Et c’est à ce moment précis que le cinéma m’a rejointe de façon inattendue. Anne Claire Poirier à l’ONF mettait en marche une série de films intitulée EN TANT QUE FEMMES, sur la condition féminine. Chacun porte en soi, je pense, dans son for intérieur, un souci de recherche qui est en dehors de tout métier et qui se présente comme une sorte de pari sur l’universalité; la condition féminine faisait partie depuis longtemps de ma réflexion. Je soumis donc à Anne Claire Poirier un scénario que je nommais “Nos saintes martyres canadiennes”. J’avais choisi un titre humoristique, trouvant encore périlleux d’oser traiter sur un ton grave, la condition féminine dans ce qu’elle a de plus indicible. Je mettais ainsi à jour un engagement de fidélité vis-à-vis la race de femmes qui nous a mis au monde. Ce scénario est devenu LES FILLES DU ROY, et ma collaboration avec Anne Claire Poirier n’a pas cessé depuis ce jour. Ce fut par la suite LE TEMPS DE L’AVANT puis MOURIR À TUE-TÊTE, et nous entreprenons un quatrième film ensemble. Anne Claire et moi, nous ne fumons pas les mêmes cigarettes, ne buvons pas le même café, l’une chante, l’autre pas, et notre équipe, depuis huit ans existe toujours sans larmes et sans problèmes.

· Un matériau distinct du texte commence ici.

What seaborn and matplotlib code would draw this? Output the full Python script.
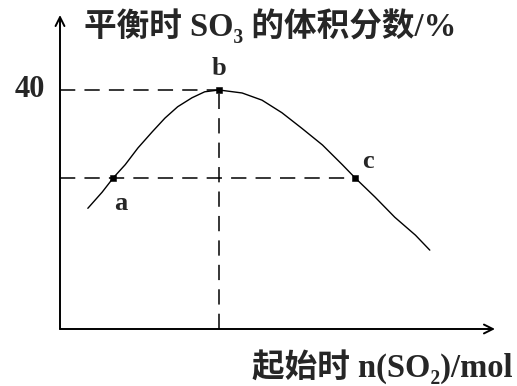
import matplotlib
matplotlib.use("Agg")
import matplotlib.pyplot as plt
import seaborn as sns
import pandas as pd

# Starting amount of SO2 (arbitrary units) and equilibrium SO3 volume fraction (%)
curve_n = [0.35, 0.53, 0.67, 0.82, 0.98, 1.16, 1.32, 1.48, 1.66, 1.82, 2.00,
           2.29, 2.54, 2.79, 3.04, 3.30, 3.55, 3.71, 3.96, 4.21, 4.47, 4.65]
curve_pct = [20.2, 22.9, 25.3, 27.5, 30.3, 33.0, 35.3, 37.2, 38.7, 39.7, 40.0,
             39.5, 38.3, 36.2, 33.6, 30.8, 27.5, 25.3, 22.1, 18.7, 15.7, 13.2]

point_names = ["a", "b", "c"]
point_n = [0.67, 2.00, 3.71]
point_pct = [25.3, 40.0, 25.3]

y_tick_values = [40]
y_tick_labels = ["40"]

title_text = "平衡时 SO₃ 的体积分数/%"
xlabel_text = "起始时 n(SO₂)/mol"

sns.set_theme(style="white")
plt.rcParams["font.family"] = ["Liberation Serif", "Noto Sans CJK SC", "DejaVu Serif"]

W, H = 517, 386
fig = plt.figure(figsize=(W / 100, H / 100), dpi=100)
ax = fig.add_axes([60 / W, 57 / H, 435 / W, 314 / H])
ax.set_xlim(0, 5.47)
ax.set_ylim(0, 52.55)
ax.axis("off")

curve = pd.DataFrame({"n": curve_n, "pct": curve_pct})
pts = pd.DataFrame({"n": point_n, "pct": point_pct, "name": point_names})

# dashed guide lines to the axes
guide = dict(color="black", lw=1.1, dashes=(10, 6), zorder=1)
ax.plot([0, point_n[1]], [point_pct[1]] * 2, **guide)
ax.plot([point_n[1]] * 2, [0, point_pct[1]], **guide)
ax.plot([0, point_n[2]], [point_pct[0], point_pct[2]], **guide)

sns.lineplot(data=curve, x="n", y="pct", color="black", lw=1.0, ax=ax,
             sort=False, zorder=2, solid_joinstyle="round")
sns.scatterplot(data=pts, x="n", y="pct", color="black", marker="s", s=24,
                edgecolor="black", ax=ax, zorder=3)

# axes with arrowheads
arrow = dict(arrowstyle="->", color="black", lw=1.4, shrinkA=0, shrinkB=0,
             mutation_scale=16)
ax.annotate("", xy=(1, 0), xytext=(0, 0), xycoords="axes fraction",
            textcoords="axes fraction", arrowprops=arrow, annotation_clip=False)
ax.annotate("", xy=(0, 1), xytext=(0, 0), xycoords="axes fraction",
            textcoords="axes fraction", arrowprops=arrow, annotation_clip=False)

# y value label
for v, lab in zip(y_tick_values, y_tick_labels):
    ax.text(-0.19, v, lab, ha="right", va="center", fontsize=22,
            fontweight="bold", clip_on=False)

# point labels
offsets = {"a": (0.09, -2.4, "center", "top"),
           "b": (0.0, 1.6, "center", "bottom"),
           "c": (0.09, 0.8, "left", "bottom")}
for name, n, p in zip(point_names, point_n, point_pct):
    dx, dy, ha, va = offsets[name]
    ax.text(n + dx, p + dy, name, ha=ha, va=va, fontsize=19,
            fontweight="bold", clip_on=False)

fig.text(84 / W, 1 - 26 / H, title_text, ha="left", va="center",
         fontsize=23.5, fontweight="bold")
fig.text(512 / W, 1 - 367 / H, xlabel_text, ha="right", va="center",
         fontsize=23.5, fontweight="bold")

fig.savefig("out.png", dpi=100)
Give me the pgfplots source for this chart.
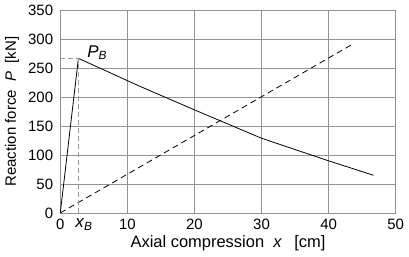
\documentclass[border=0pt]{standalone}
\usepackage{fontspec}
\setmainfont{Liberation Sans}
\usepackage{pgfplots}
\pgfplotsset{compat=1.18}
\begin{document}
\fontsize{15bp}{17bp}\selectfont
\begin{tikzpicture}
\begin{axis}[
  scale only axis,
  width=336bp, height=203bp,
  xmin=0, xmax=50, ymin=0, ymax=350,
  xtick={0,10,20,30,40,50},
  ytick={0,50,100,150,200,250,300,350},
  grid=major,
  grid style={gray!85, line width=0.7pt},
  axis line style={gray!85, line width=0.7pt},
  major tick length=0pt,
  /pgf/number format/assume math mode=true,
  tick label style={font=\fontsize{15bp}{17bp}\selectfont},
  yticklabel style={xshift=-2bp},
  xticklabel style={yshift=-1bp},
  label style={font=\fontsize{15bp}{17bp}\selectfont},
  xlabel={Axial compression\hspace{0.55em}\textit{x}\hspace{0.75em}[cm]},
  ylabel={Reaction force\ \ \textit{P}\ \ [kN]},
  xlabel style={yshift=4bp, font=\fontsize{16.5bp}{19bp}\selectfont},
  ylabel style={yshift=-1bp},
  clip=false,
]
\addplot[black, line width=0.8pt] coordinates {
(0,0) (2.7,267) (11.8,219) (20,178) (30,129) (40,90) (46.7,65)
};
\addplot[black, line width=0.8pt, dash pattern=on 6bp off 4bp] coordinates {
(0,0) (43.8,293)
};
\addplot[gray!80, line width=0.6pt, dash pattern=on 5bp off 3bp] coordinates {
(0,267) (2.7,267) (2.7,0)
};
\node[anchor=base west, inner sep=0pt, font=\fontsize{17bp}{20bp}\selectfont] at (axis cs:4.0,269) {\textit{P}\textsubscript{\textit{B}}};
\node[anchor=base west, inner sep=0pt, font=\fontsize{17bp}{20bp}\selectfont] at (axis cs:2.2,-26) {\textit{x}\textsubscript{\textit{B}}};
\path (rel axis cs:0,1) ++(0,9bp);
\end{axis}
\end{tikzpicture}
\end{document}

A l’heure où tout le monde se plaint d’une pénurie de bons scénarios et que, par ailleurs, d’autres prétendent que les meilleurs films ont été réalisés sans scénario, mais avec un bon sujet, j’aurais mauvaise grâce et jamais l’âge de raison requis pour apporter mon opinion dans le débat. Le plus grand bonheur qui puisse arriver au métier de scénariste, je pense, c’est en premier lieu d’être conscient que le scénario n’est qu’une étape dans un film, et que sa structure image et silence est aussi importante à inventer que dialogues et continuité.
C’est la cause des femmes qui m’a amenée au cinéma. On ne cherche pas ses lieux de résistance : on les trouve. Même si je suis d’une génération plus âgée, je ne m’y sens pas démodée; parce que cette cause est l’aboutissement d’antiques préoccupations qui, pour la première fois, sortent de l’obscurité. Je ne sous-estime pas le courage et l’angoisse que cela exige de les mettre en lumière: au contraire, je le souligne. Énoncer ou dénoncer représente toujours un cheminement dans toute recherche de vérité. Or, dans notre cas, il s’agit de liens humains. Si difficiles à faire naître, que nous ne voudrions jamais les voir se détruire, mais plutôt leur arracher leur vrai sens, pour mieux les consolider collectivement. Je suis une femme de longue patience.